Writing in the New York Review of Books, Garton Ash speculates that the fall of the Berlin Wall may have been the last occasion when world history was made in Europe.

A popular meeting place at Humboldt University is the Café Weltgeist (Weltgeist roughly translates as world spirit). But today, says Garton Ash, the Weltgeist has moved on and world history is being made elsewhere.

Garton Ash is at least partly right. China and India are becoming important world powers, and Russia itself is undergoing a transformation that may see it re-emerge as a major power.

Along with their economic and military might, these countries are also growing their universities. Both teaching and research are improving rapidly. We may soon reach the day when Australian academics no longer flock to Europe and the USA on their sabbaticals, but opt instead for Beijing or Delhi.

- Steven Schwartz

4 Responses to “All the world is a stage”

  1. This reminds me of my Ancient history class this year. Studying Greek history with the Athens and Sparta as Major players in Greece and have been from 8th BC to 5th BC. At that time they had major players like Plato and Themistocles. However like today there were rising powers in the Greek world. Example is Thebes and Macedon. Which we could argue are like China and India with Sparta being USA and Athens as Europe. My point is that in time the power of major players will shift as Thebe and Macedon will give way to Philip and Alexander the Great who are father and son in the 4th BC. As time will tell that sooner or later China and India will produce greats like those of Europe and USA it’s just a matter of time.

  2. Allan Reply:

    More like in just a matter of time China & India ‘greats’ will soon be noticed.

  3. Yes, there is no doubt that global competition for academics is increasing. And what are Australian universities doing about it? Uhh… casualising the academic workforce, a solution which, according to researchers from the L.H. Martin Institute, ACER and EPI, “lacks coherence, strength and vision.” (Coates, Dobson, Edwards, Friedman, Goedegebuure & Meek, 2009) They also found that Australian academics have lower job satisfaction than their international colleagues, are amongst the least satisfied with institutional management and support, have less opportunity to do research than they would like, and work among the longest hours per week.

    Where is the University’s Workforce Development Plan? Why, given the situation outlined in the paper cited above and the many publications by people like Graeme Hugo over the last 15 years, is the University so keen to prevent systematic examination of academic workloads? Why is there so little evidence of a real intention to eliminate expectations of excessive academic workload and hours? Instead, positions are not being filled, we are looking to INCREASE student load, and management proposes to “require” up to 60% of academic workload to be taken up by teaching!
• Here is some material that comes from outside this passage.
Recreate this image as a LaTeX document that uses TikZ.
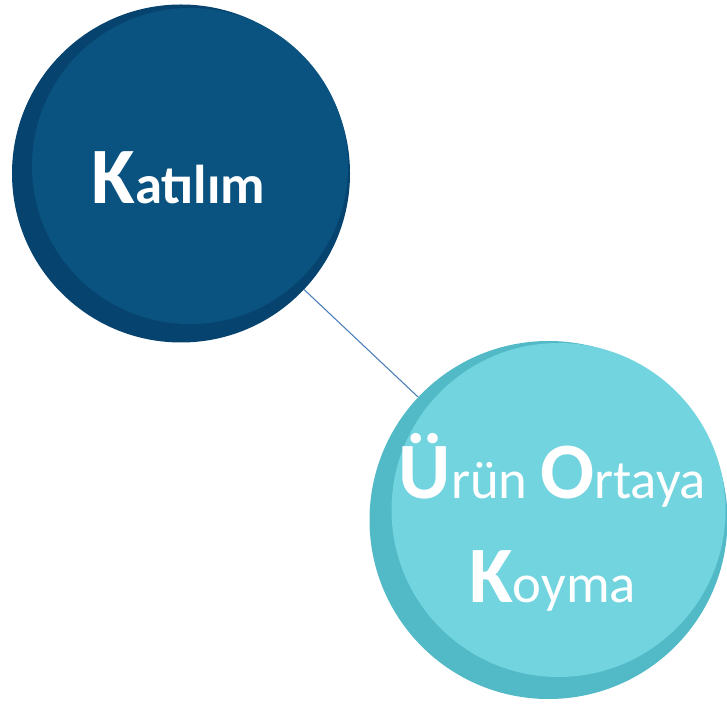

    We are already seeing high staff turnover due to retirements. How is the policy of screwing academics to the floor with excessive workloads going to result in a sustainable workforce (and therefore a sustainable research program and quality teaching)??

  4. Dear VC,

    Fall of berlin wall was considered the most significant change in its own time. It was Fokoyama who discussed end of history immediately but we soon realized that History doesnt end with one fall as we were about to experience the ethnic cleansing in Africa and central Europe.

    Dear VC,

    Its 42 C and Im sitting in middle of the road preparing for my exam tomorrow simply because there are no ceiling fans in our rooms, no air conditioning in University owned accommodation.

    these lines on fall of berlin wall are from the reader… Let me disagree with you as long as universities in Australia think of students as commodities and money making machines without providing basic amenities such as Internet, Cooling systems etc. Not only the scholars but students also will run away. Even a B grade university in States offer fully airconditioning units to its students. Dont understand what excellence you are talking about.